Admitting that I can’t remember this character’s name will probably get me tossed out of the TV Geeks Club on my ear, but here goes. A sitcom with an all-black cast, middle- or high-school ages. (I can’t remember the name of the show either). The character was skinny, wore high-water pants with suspenders, and big, round owl-eye glasses.
You forgot Urkel? Are you for serious right now?
Thank you! I was driving both myself and the guy I work with crazy doing bad Urkel impressions trying to remember his damned name.
I was amazed when I learned that Jaleel White, who played Urkel, grew up to be a great-looking guy. This, along with the incredible transformation of Anthony Michael Hall, should give hope to spindly, dorky teenaged boys everywhere.
I’d like to smack that kid…!
His name is actually Steve Urkel. Not just “Urkel”.
Or Stéphan Urquelle, as was the case in some of the later episodes.
I bet he wouldn’t have looked too bad if he hadn’t been dressed up to look like a dork–just like America Ferrera isn’t really ugly, even though Betty is.
Why, oh why, can’t I forget him?
Does that mean I’m really old if my first thought was Roger (Ernest Thomas) from “What’s Happening”?
::sigh::
I have the exact same birthday as Jaleel White – November 27, 1976. We’ll be 31 next Tuesday!
[HIJACK]I think the nadir of the show Biography was when they profiled Reginald VelJohnson, the father on that show. Every BIO had much the same arc: happy music plays with shots of childhood, sad music for family tragedies, up and coming music for starting out, then success music, and then sad music for post-success tragedy, all interspliced with interview blips of friends and family or experts. It was pretty much the same whether it was Yoko Ono or Harry Houdini or Anne Frank.

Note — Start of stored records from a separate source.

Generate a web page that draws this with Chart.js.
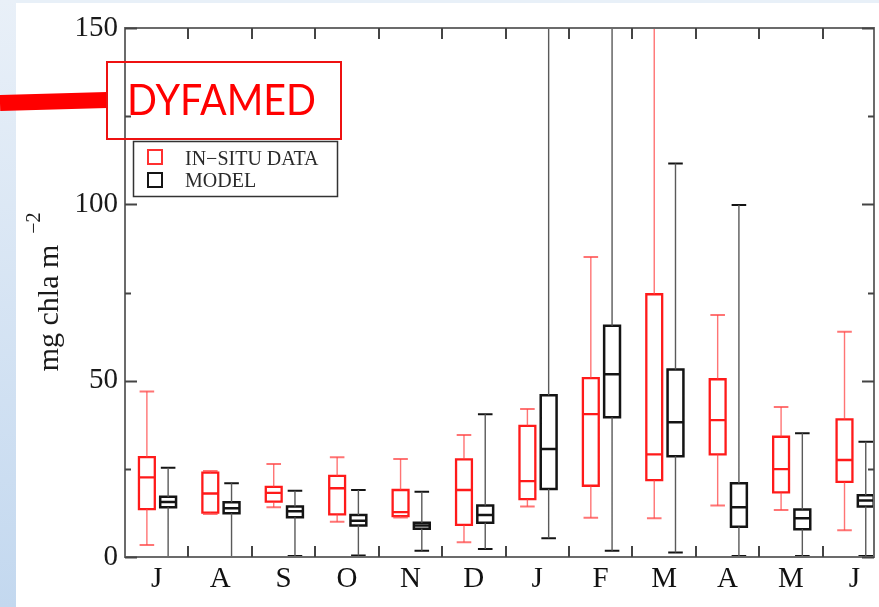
<!DOCTYPE html>
<html>
<head>
<meta charset="utf-8">
<script src="https://cdn.jsdelivr.net/npm/chart.js@4.4.1/dist/chart.umd.min.js"></script>
<style>
  html, body { margin: 0; padding: 0; background: #fff; }
  #wrap { position: relative; width: 879px; height: 607px; overflow: hidden; background: #fff; }
  #side { position: absolute; left: 0; top: 0; width: 16px; height: 607px; background: linear-gradient(#e9f0f8, #c3d8ef); }
  #band { position: absolute; left: 16px; top: 0; width: 863px; height: 3px; background: #e8f0f8; }
  canvas { position: absolute; left: 0; top: 0; }
</style>
</head>
<body>
<div id="wrap">
  <div id="side"></div>
  <div id="band"></div>
  <canvas id="c" width="879" height="607"></canvas>
</div>
<script>
// Monthly chlorophyll statistics, June to June
const months = ['J', 'A', 'S', 'O', 'N', 'D', 'J', 'F', 'M', 'A', 'M', 'J'];

// In-situ observations (mg chla m^-2)
const insituMin    = [3.4, 12.2, 14.1, 10.0, 11.2, 4.2, 14.3, 11.1, 11.0, 14.6, 13.3, 7.6];
const insituQ1     = [13.6, 12.6, 15.7, 12.1, 11.6, 9.1, 16.4, 20.2, 21.8, 29.1, 18.3, 21.3];
const insituMedian = [22.6, 18.0, 18.2, 19.5, 12.7, 19.0, 21.5, 40.5, 29.1, 38.8, 24.9, 27.5];
const insituQ3     = [28.3, 23.9, 19.9, 23.0, 19.0, 27.7, 37.2, 50.7, 74.5, 50.4, 34.1, 39.0];
const insituMax    = [46.9, 24.4, 26.4, 28.3, 27.8, 34.6, 42.0, 85.1, 156.0, 68.6, 42.5, 63.9];

// Model output (mg chla m^-2)
const modelMin    = [0.0, 0.0, 0.3, 0.4, 1.8, 2.3, 5.3, 1.8, 1.3, 0.3, 0.3, 0.3];
const modelQ1     = [14.1, 12.4, 11.3, 8.9, 8.0, 9.7, 19.3, 39.6, 28.6, 8.6, 7.9, 14.3];
const modelMedian = [15.6, 13.8, 13.0, 10.3, 8.9, 11.9, 30.6, 51.8, 38.2, 14.1, 11.0, 16.0];
const modelQ3     = [17.1, 15.5, 14.3, 11.9, 9.7, 14.6, 45.9, 65.6, 53.2, 20.9, 13.5, 17.5];
const modelMax    = [25.3, 20.9, 18.8, 19.0, 18.5, 40.5, 158.0, 158.0, 111.6, 99.8, 35.1, 32.7];

const yTicks = [0, 50, 100, 150];

// geometry in x-axis units (one unit per month)
const OFF_INSITU = -0.155, OFF_MODEL = 0.18, HALF_BOX = 0.125, HALF_CAP = 0.115;

const gap = () => ({ x: null, y: null });

function boxPoints(q1, med, q3, off) {
  const pts = [];
  q1.forEach((_, i) => {
    const x = i + 1 + off;
    pts.push({ x: x - HALF_BOX, y: q1[i] }, { x: x + HALF_BOX, y: q1[i] },
             { x: x + HALF_BOX, y: q3[i] }, { x: x - HALF_BOX, y: q3[i] },
             { x: x - HALF_BOX, y: q1[i] }, gap(),
             { x: x - HALF_BOX, y: med[i] }, { x: x + HALF_BOX, y: med[i] }, gap());
  });
  return pts;
}
function stemPoints(lo, q1, q3, hi, off) {
  const pts = [];
  lo.forEach((_, i) => {
    const x = i + 1 + off;
    pts.push({ x, y: q3[i] }, { x, y: hi[i] }, gap(), { x, y: q1[i] }, { x, y: lo[i] }, gap());
  });
  return pts;
}
function capPoints(lo, hi, off) {
  const pts = [];
  lo.forEach((_, i) => {
    const x = i + 1 + off;
    pts.push({ x: x - HALF_CAP, y: hi[i] }, { x: x + HALF_CAP, y: hi[i] }, gap(),
             { x: x - HALF_CAP, y: lo[i] }, { x: x + HALF_CAP, y: lo[i] }, gap());
  });
  return pts;
}

const lineSet = (data, color, width, cap) => ({
  data, showLine: true, spanGaps: false, borderColor: color, borderWidth: width,
  borderCapStyle: cap, borderJoinStyle: 'miter', pointRadius: 0, pointHoverRadius: 0,
  tension: 0, fill: false, clip: 0
});

const RED = '#ff1a1a', RED_SOFT = 'rgba(255,70,70,0.75)';
const BLACK = '#141414', GREY = '#5a5a5a';

const datasets = [
  lineSet(stemPoints(insituMin, insituQ1, insituQ3, insituMax, OFF_INSITU), RED_SOFT, 1.4, 'butt'),
  lineSet(capPoints(insituMin, insituMax, OFF_INSITU), RED_SOFT, 2, 'butt'),
  lineSet(boxPoints(insituQ1, insituMedian, insituQ3, OFF_INSITU), RED, 2.3, 'square'),
  lineSet(stemPoints(modelMin, modelQ1, modelQ3, modelMax, OFF_MODEL), GREY, 1.4, 'butt'),
  lineSet(capPoints(modelMin, modelMax, OFF_MODEL), BLACK, 2, 'butt'),
  lineSet(boxPoints(modelQ1, modelMedian, modelQ3, OFF_MODEL), BLACK, 2.5, 'square')
];

// frame with inward ticks on all four sides
const framePlugin = {
  id: 'frame',
  afterDatasetsDraw(chart) {
    const { ctx, chartArea: { left, right, top, bottom }, scales: { x, y } } = chart;
    ctx.save();
    ctx.strokeStyle = '#6b6b6b';
    ctx.lineWidth = 2;
    ctx.strokeRect(left, top, right - left, bottom - top);
    ctx.strokeStyle = '#444';
    ctx.beginPath();
    for (let v = 0; v <= 150; v += 25) {
      const py = Math.round(y.getPixelForValue(v)) + 0.5;
      const len = (v % 50 === 0) ? 12 : 6;
      ctx.moveTo(left, py); ctx.lineTo(left + len, py);
      ctx.moveTo(right, py); ctx.lineTo(right - len, py);
    }
    for (let i = 1; i < months.length; i++) {
      const px = Math.round(x.getPixelForValue(i + 0.5));
      ctx.moveTo(px, bottom); ctx.lineTo(px, bottom - 11);
      ctx.moveTo(px, top); ctx.lineTo(px, top + 11);
    }
    ctx.stroke();
    ctx.restore();
  },
  afterDraw(chart) {
    const { ctx } = chart;
    ctx.save();
    // axis title with superscript
    ctx.translate(58, 308);
    ctx.rotate(-Math.PI / 2);
    ctx.fillStyle = '#1a1a1a';
    ctx.font = '30px "Liberation Serif"';
    ctx.textAlign = 'center';
    ctx.textBaseline = 'alphabetic';
    const main = 'mg chla m';
    const w = ctx.measureText(main).width;
    ctx.fillText(main, 0, 0);
    ctx.font = '20px "Liberation Serif"';
    ctx.textAlign = 'left';
    ctx.fillText('\u22122', w / 2 + 11, -18);
    ctx.restore();

    // legend
    ctx.save();
    ctx.strokeStyle = '#333';
    ctx.lineWidth = 1.5;
    ctx.strokeRect(133.5, 141.5, 204, 55);
    ctx.lineWidth = 2;
    ctx.strokeStyle = '#ff3030';
    ctx.strokeRect(148, 150, 14, 14);
    ctx.strokeStyle = '#141414';
    ctx.strokeRect(148, 173, 14, 14);
    ctx.fillStyle = '#2a2a2a';
    ctx.font = '20px "Liberation Serif"';
    ctx.textBaseline = 'alphabetic';
    ctx.fillText('IN\u2212SITU DATA', 185, 165);
    ctx.fillText('MODEL', 185, 187);
    ctx.restore();

    // station callout
    ctx.save();
    ctx.strokeStyle = '#ff0000';
    ctx.lineWidth = 16;
    ctx.lineCap = 'butt';
    ctx.beginPath();
    ctx.moveTo(0, 103);
    ctx.lineTo(107, 100);
    ctx.stroke();
    ctx.lineWidth = 2;
    ctx.strokeStyle = '#ee1111';
    ctx.strokeRect(107, 62, 234, 77);
    ctx.fillStyle = '#ff0000';
    ctx.font = '42px Lato';
    ctx.textBaseline = 'alphabetic';
    ctx.fillText('DYFAMED', 127, 115, 189);
    ctx.restore();
  }
};

new Chart(document.getElementById('c'), {
  type: 'scatter',
  data: { datasets },
  options: {
    responsive: false,
    animation: false,
    events: [],
    layout: { padding: { top: 28, right: 5, left: 0, bottom: 0 } },
    plugins: { legend: { display: false }, tooltip: { enabled: false } },
    scales: {
      x: {
        type: 'linear', min: 0.5, max: 12.31,
        afterBuildTicks: (s) => { s.ticks = months.map((_, i) => ({ value: i + 1 })); },
        afterFit: (s) => { s.height = 50; },
        grid: { display: false, drawTicks: false }, border: { display: false },
        ticks: {
          autoSkip: false, maxRotation: 0, padding: 5, color: '#111',
          font: { family: 'Liberation Serif', size: 29 },
          callback: (v) => months[v - 1]
        }
      },
      y: {
        type: 'linear', min: 0, max: 150,
        afterBuildTicks: (s) => { s.ticks = yTicks.map(v => ({ value: v })); },
        afterFit: (s) => { s.width = 125; },
        grid: { display: false, drawTicks: false }, border: { display: false },
        ticks: { padding: 7, color: '#1a1a1a', font: { family: 'Liberation Serif', size: 29 } }
      }
    }
  },
  plugins: [framePlugin]
});
</script>
</body>
</html>
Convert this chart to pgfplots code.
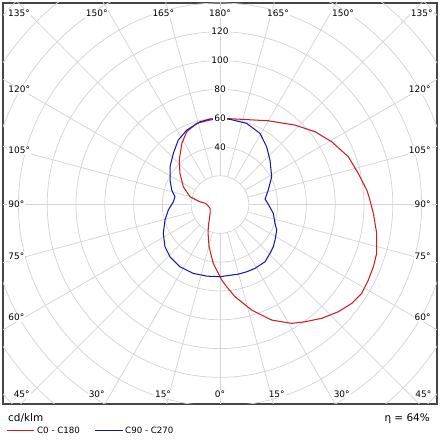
\documentclass[border=0pt]{standalone}
\usepackage{fontspec}
\setmainfont{DejaVu Sans}
\usepackage{pgfplots}
\pgfplotsset{compat=1.18}
\definecolor{gridc}{RGB}{212,212,212}
\definecolor{redc}{RGB}{205,30,30}
\definecolor{bluec}{RGB}{25,25,165}
\definecolor{framec}{RGB}{70,70,70}
\begin{document}
\begin{tikzpicture}[x=1bp,y=1bp]
\begin{axis}[name=ax, scale only axis,
  width=434bp, height=401bp,
  xmin=-150.7, xmax=150.7, ymin=-138.5, ymax=140,
  xtick=\empty, ytick=\empty,
  axis line style={framec, line width=1.1pt}, clip=true]
  \pgfplotsinvokeforeach{20,40,...,200}{\draw[gridc, line width=0.75pt] (axis cs:0,0) circle[radius=#1];}
  \pgfplotsinvokeforeach{0,15,...,345}{\draw[gridc, line width=0.75pt] (axis cs:{20*sin(#1)},{-20*cos(#1)}) -- (axis cs:{260*sin(#1)},{-260*cos(#1)});}
  % C0 - C180
  \addplot[redc, line width=1.05pt, no markers] coordinates {
    (0,60.0) (-6.9,58.7) (-16.2,56.4) (-23.1,50.6) (-26.5,42.5) (-28.3,30.9)
    (-27.8,21.7) (-25.5,12.4) (-20.8,5.4) (-13.9,1.9) (-10.4,1.0) (-8.8,-0.3)
    (-6.9,-2.6) (-6.9,-6.1) (-8.1,-15.4) (-8.3,-20.0) (-7.6,-29.3) (-4.7,-40.8)
    (-2.3,-45.5) (1.2,-52.4) (4.7,-57.1) (10.4,-64.0) (22.0,-73.3) (35.9,-80.2)
    (49.8,-82.5) (59.0,-81.4) (70.6,-79.0) (82.2,-74.4) (91.5,-68.6) (98.4,-61.7)
    (103.0,-52.4) (106.5,-43.2) (108.8,-33.9) (108.8,-20.0) (106.5,-6.1)
    (105.3,-1.5) (103.5,5.4) (101.9,10.1) (96.0,21.7) (89.1,33.2) (77.6,43.6)
    (66.0,50.6) (52.1,55.2) (33.5,58.2) (15.1,59.2) (0,60.0)
  };
  % C90 - C270
  \addplot[bluec, line width=1.05pt, no markers] coordinates {
    (0,60.0) (6.9,59.2) (18.5,56.4) (27.8,49.4) (32.4,40.1) (34.7,30.9)
    (35.9,19.3) (33.5,10.1) (31.3,3.8) (33.5,0.3) (37.0,-6.1) (38.2,-13.1)
    (39.4,-17.7) (38.2,-24.7) (37.0,-29.3) (34.7,-33.9) (31.3,-39.7) (24.3,-44.3)
    (18.5,-46.7) (12.7,-48.3) (0,-50.1) (-9.2,-49.7) (-18.5,-47.8) (-27.8,-43.2)
    (-34.7,-36.3) (-38.2,-29.3) (-39.4,-20.0) (-38.2,-10.8) (-35.9,-3.8)
    (-32.4,1.9) (-31.3,5.4) (-33.5,10.1) (-34.7,17.0) (-34.7,26.3) (-32.4,35.6)
    (-29.0,44.8) (-23.1,51.7) (-13.9,57.5) (-6.9,59.4) (0,60.0)
  };
  \coordinate (bl) at (rel axis cs:0,0);
\end{axis}
\pgfresetboundingbox
\begin{scope}[shift={(bl)}, xshift=-3bp, yshift=-36bp]
\path[use as bounding box] (0,0) rectangle (440,440);
\begin{scope}[every node/.style={font=\fontsize{9}{10}\selectfont, fill=white, inner sep=1pt, text=black}]
  % radial values
  \node at (220,293.1) {40};
  \node at (220,321.9) {60};
  \node at (220,350.7) {80};
  \node at (220,379.5) {100};
  \node at (220,408.3) {120};
  % top row
  \node at (19,426.7) {135°};
  \node at (96.7,426.7) {150°};
  \node at (163.3,426.7) {165°};
  \node at (220,426.7) {180°};
  \node at (278,426.7) {165°};
  \node at (343,426.7) {150°};
  \node at (421.7,426.7) {135°};
  % bottom row
  \node at (21.7,46) {45°};
  \node at (96.7,46) {30°};
  \node at (163,46) {15°};
  \node at (220,46) {0°};
  \node at (276.7,46) {15°};
  \node at (341.7,46) {30°};
  \node at (423.3,46) {45°};
  % left
  \node[anchor=west] at (7.3,350.7) {120°};
  \node[anchor=west] at (7.3,289.3) {105°};
  \node[anchor=west] at (7.3,236) {90°};
  \node[anchor=west] at (7.3,183.3) {75°};
  \node[anchor=west] at (7.3,122.7) {60°};
  % right
  \node[anchor=east] at (431.7,350.7) {120°};
  \node[anchor=east] at (431.7,289.3) {105°};
  \node[anchor=east] at (431.7,236) {90°};
  \node[anchor=east] at (431.7,183.3) {75°};
  \node[anchor=east] at (431.7,122.7) {60°};
\end{scope}
\node[anchor=base west, inner sep=0pt, font=\fontsize{10.5}{12}\selectfont] at (8,18.3) {cd/klm};
\node[anchor=base east, inner sep=0pt, font=\fontsize{10.5}{12}\selectfont] at (430,18.3) {η = 64\%};
\draw[redc, line width=0.9pt] (7,10) -- (34,10);
\node[anchor=west, inner sep=0pt, font=\fontsize{8.7}{10}\selectfont] at (37,9.5) {C0 - C180};
\draw[bluec, line width=0.9pt] (95,10) -- (123,10);
\node[anchor=west, inner sep=0pt, font=\fontsize{8.7}{10}\selectfont] at (125,9.5) {C90 - C270};
\end{scope}
\end{tikzpicture}
\end{document}
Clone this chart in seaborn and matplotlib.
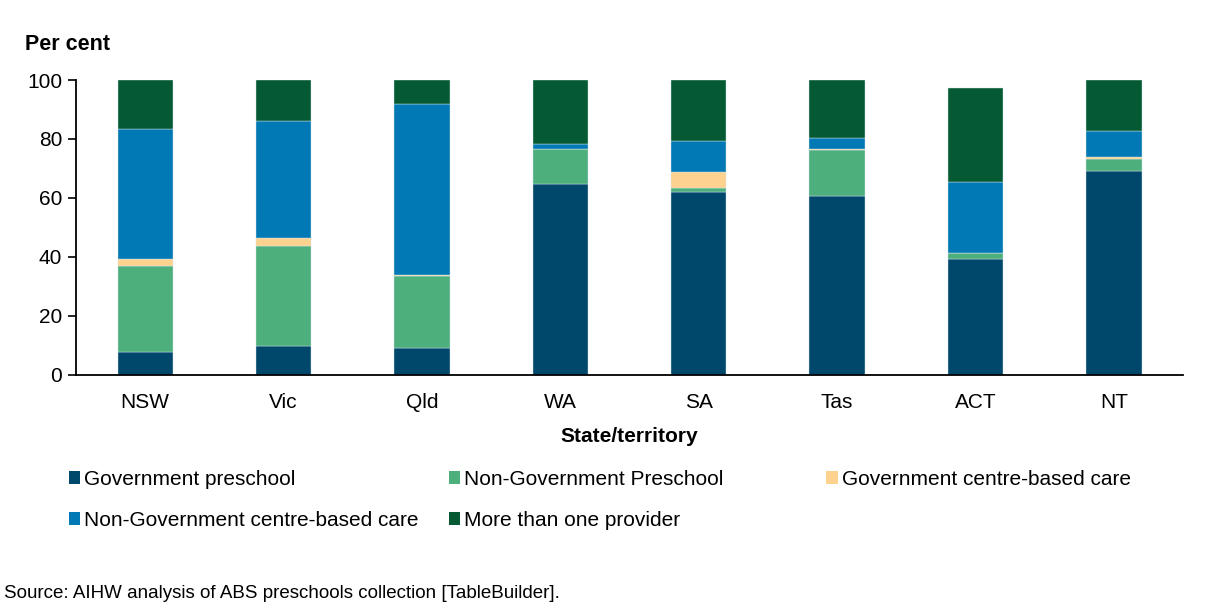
import numpy as np
import pandas as pd
import matplotlib
matplotlib.use("Agg")
import matplotlib.pyplot as plt
import seaborn as sns
from matplotlib.patches import Patch

states = ["NSW", "Vic", "Qld", "WA", "SA", "Tas", "ACT", "NT"]
gov_preschool = [7.7, 9.7, 9.2, 64.9, 62.1, 60.8, 39.3, 69.3]
nongov_preschool = [29.3, 34.1, 24.2, 11.6, 1.4, 15.5, 2.2, 4.0]
gov_cbc = [2.4, 2.6, 0.4, 0.0, 5.4, 0.3, 0.0, 0.5]
nongov_cbc = [44.1, 39.7, 58.0, 1.8, 10.4, 3.6, 23.8, 8.9]
more_than_one = [16.5, 13.9, 8.2, 21.7, 20.7, 19.8, 32.0, 17.3]

series_names = ["Government preschool", "Non-Government Preschool",
                "Government centre-based care", "Non-Government centre-based care",
                "More than one provider"]
series_vals = [gov_preschool, nongov_preschool, gov_cbc, nongov_cbc, more_than_one]
colors = ["#00486B", "#4CAF7C", "#FDD28F", "#0079B5", "#055A34"]

sns.set_theme(style="white")
plt.rcParams["font.family"] = ["Liberation Sans", "DejaVu Sans"]
plt.rcParams["text.color"] = "black"
plt.rcParams["xtick.color"] = "black"
plt.rcParams["ytick.color"] = "black"
plt.rcParams["axes.labelcolor"] = "black"

fig = plt.figure(figsize=(12.1, 6.14), dpi=100)
ax = fig.add_axes([0.0628, 0.3893, 0.9149, 0.4804])

bottom = np.zeros(len(states))
for name, vals, col in zip(series_names, series_vals, colors):
    df = pd.DataFrame({"state": states, "value": vals})
    sns.barplot(data=df, x="state", y="value", order=states, color=col,
                width=0.4, bottom=bottom, ax=ax, linewidth=0.3,
                edgecolor="#d8e6ee", saturation=1)
    bottom = bottom + np.array(vals)

ax.set_ylim(0, 100)
ax.set_xlim(-0.5, 7.5)
ax.set_yticks([0, 20, 40, 60, 80, 100])
ax.tick_params(axis="y", which="major", direction="out", length=6, width=1.2,
               color="black", labelsize=15, pad=4, left=True)
ax.tick_params(axis="x", length=0, labelsize=15, pad=13)
for s in ["top", "right"]:
    ax.spines[s].set_visible(False)
for s in ["left", "bottom"]:
    ax.spines[s].set_color("black")
    ax.spines[s].set_linewidth(1.3)
ax.set_ylabel("")
ax.set_xlabel("State/territory", fontsize=15, fontweight="bold", labelpad=11)

fig.text(0.0207, 0.927, "Per cent", fontsize=15.5, fontweight="bold", va="center", ha="left")

handles = [Patch(facecolor=c, edgecolor="none") for c in colors]
col_groups = [([0, 3], 0.050), ([1, 4], 0.364), ([2], 0.676)]
for idx, x in col_groups:
    leg = fig.legend([handles[i] for i in idx], [series_names[i] for i in idx],
                     loc="upper left", bbox_to_anchor=(x, 0.248), ncol=1,
                     frameon=False, fontsize=15, handlelength=0.55, handleheight=0.55,
                     handletextpad=0.2, labelspacing=1.05, borderaxespad=0)

fig.text(0.003, 0.034, "Source: AIHW analysis of ABS preschools collection [TableBuilder].",
         fontsize=13.5, ha="left", va="center")

fig.savefig("out.png", dpi=100)
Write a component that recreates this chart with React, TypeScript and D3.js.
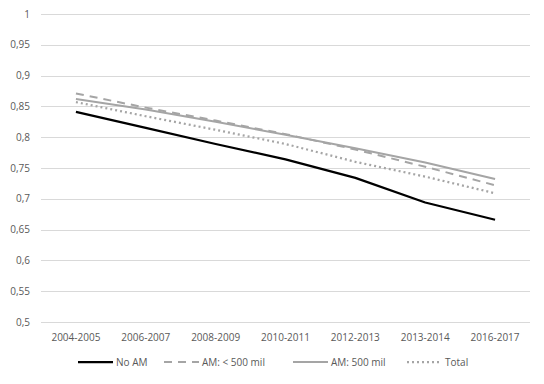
import React, { useEffect, useRef } from 'react';
import * as d3 from 'd3';

const periods = ['2004-2005', '2006-2007', '2008-2009', '2010-2011', '2012-2013', '2013-2014', '2016-2017'];
const noAM = [0.841, 0.815, 0.789, 0.764, 0.734, 0.694, 0.666];
const amSmall = [0.871, 0.848, 0.827, 0.805, 0.780, 0.752, 0.722];
const amLarge = [0.862, 0.845, 0.825, 0.804, 0.782, 0.759, 0.732];
const total = [0.857, 0.834, 0.812, 0.789, 0.760, 0.736, 0.709];
const yTicks = [0.5, 0.55, 0.6, 0.65, 0.7, 0.75, 0.8, 0.85, 0.9, 0.95, 1];

const series = [
  { name: 'No AM', values: noAM, color: '#000000', width: 2.25, dash: null },
  { name: 'AM: < 500 mil', values: amSmall, color: '#a5a5a5', width: 2, dash: '8,6' },
  { name: 'AM: 500 mil', values: amLarge, color: '#a5a5a5', width: 2, dash: null },
  { name: 'Total', values: total, color: '#a5a5a5', width: 2.25, dash: '2,3' },
];

const App = () => {
  const ref = useRef(null);

  useEffect(() => {
    const width = 544;
    const height = 384;
    const margin = { top: 14, right: 14, bottom: 62, left: 41 };
    const font = 'Open Sans, Liberation Sans, sans-serif';

    const svg = d3.select(ref.current);
    svg.selectAll('*').remove();

    // chart border
    svg.append('rect')
      .attr('x', 0.5).attr('y', 0.5)
      .attr('width', width - 1).attr('height', height - 1)
      .attr('fill', '#fff').attr('stroke', '#d9d9d9');

    const x = d3.scaleBand()
      .domain(periods)
      .range([margin.left, width - margin.right]);

    const y = d3.scaleLinear()
      .domain([0.5, 1])
      .range([height - margin.bottom, margin.top]);

    // grid
    svg.append('g').selectAll('line')
      .data(yTicks).enter()
      .append('line')
      .attr('x1', margin.left).attr('x2', width - margin.right)
      .attr('y1', d => Math.round(y(d)) + 0.5).attr('y2', d => Math.round(y(d)) + 0.5)
      .attr('stroke', '#d9d9d9').attr('stroke-width', 1);

    // y labels
    svg.append('g').selectAll('text')
      .data(yTicks).enter()
      .append('text')
      .attr('x', 30).attr('y', d => y(d) + 3.5)
      .attr('text-anchor', 'end')
      .attr('font-family', font).attr('font-size', 10).attr('fill', '#595959')
      .text(d => String(d).replace('.', ','));

    // x labels
    svg.append('g').selectAll('text')
      .data(periods).enter()
      .append('text')
      .attr('x', d => x(d) + x.bandwidth() / 2).attr('y', 341)
      .attr('text-anchor', 'middle')
      .attr('font-family', font).attr('font-size', 10).attr('fill', '#595959')
      .text(d => d);

    const line = d3.line()
      .x((d, i) => x(periods[i]) + x.bandwidth() / 2)
      .y(d => y(d));

    series.forEach(s => {
      svg.append('path')
        .datum(s.values)
        .attr('d', line)
        .attr('fill', 'none')
        .attr('stroke', s.color)
        .attr('stroke-width', s.width)
        .attr('stroke-dasharray', s.dash)
        .attr('stroke-linejoin', 'round');
    });

    // legend
    const legendX = [78, 164, 293, 407];
    const legend = svg.append('g');
    series.forEach((s, i) => {
      legend.append('line')
        .attr('x1', legendX[i]).attr('x2', legendX[i] + 35)
        .attr('y1', 362).attr('y2', 362)
        .attr('stroke', s.color)
        .attr('stroke-width', s.width)
        .attr('stroke-dasharray', s.dash);
      legend.append('text')
        .attr('x', legendX[i] + 38).attr('y', 365.5)
        .attr('font-family', font).attr('font-size', 10).attr('fill', '#595959')
        .text(s.name);
    });
  }, []);

  return <svg ref={ref} width={544} height={384} style={{ display: 'block', margin: -8 }} />;
};

export default App;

For Reginald VelJohnson, whose life really hasn’t been that beset by tragedies evidently, the “sad post success music” and portion was when they got to the part of VelJohnson’s life when Family Matters was a hit but Urkel began eclipsing the show. The somber interview blips talked about how much trouble Reginald had adjusting to not being the star of his own show, Reginald talking about how depressing it was and how it made him rethink his career and what he wanted for life, yadda blah.
I was watching it thinking "Dude… you’re a black overweight actor in a field that is hard to achieve success in for anybody but especially for black actors and overweight actors (of, at best, moderate talent). You’re making more money in a week than most actors will make in five years for a show that seems to be written as a dayroom project at the Sherwood Schwartz Home for Hacks With Alzheimers and the only reason the show’s a success at all is because of that kid being so annoyingly memorable. Just cash your checks, set up some good investments, and when it’s over you can move to some town in Nebraska where you’ll be the biggest star in the community and appear in any role you ever wanted to play from Tevye to The Fonz at the local playhouse, or just sit on your butt and take it easy for the rest of your life, or whatever. This is NOT worth “sad music”, you are not Kurt Cobain or Jack Johnson or Gilda Radner.
Of course I don’t blame VelJohnson as much as the producers who obviously wanted to make melodrama where there was none, but still… the point is that Peter Graves saying Urkel is funny.[/HIJACK]
That’s hilarious, Sampiro. I’m still not sure why they chose VelJohnson to begin with as a Biography subject. I could see it as an “E! True Hollywood Story” maybe–but Biography was originally such a classy show, no? With people who were a huge deal–Amalia Earhardt, or as you mentioned, Anne Frank, Houdini.
Every time I watched Family Matters (all five of them) I really wanted Bruce Willis to do a walk on and start treating VelJohnson as the pretty much identical role he played in Die Hard.
What the hell kind of last name is VelJohnson anyway?
Has Reginald VelJohnson ever not played a cop?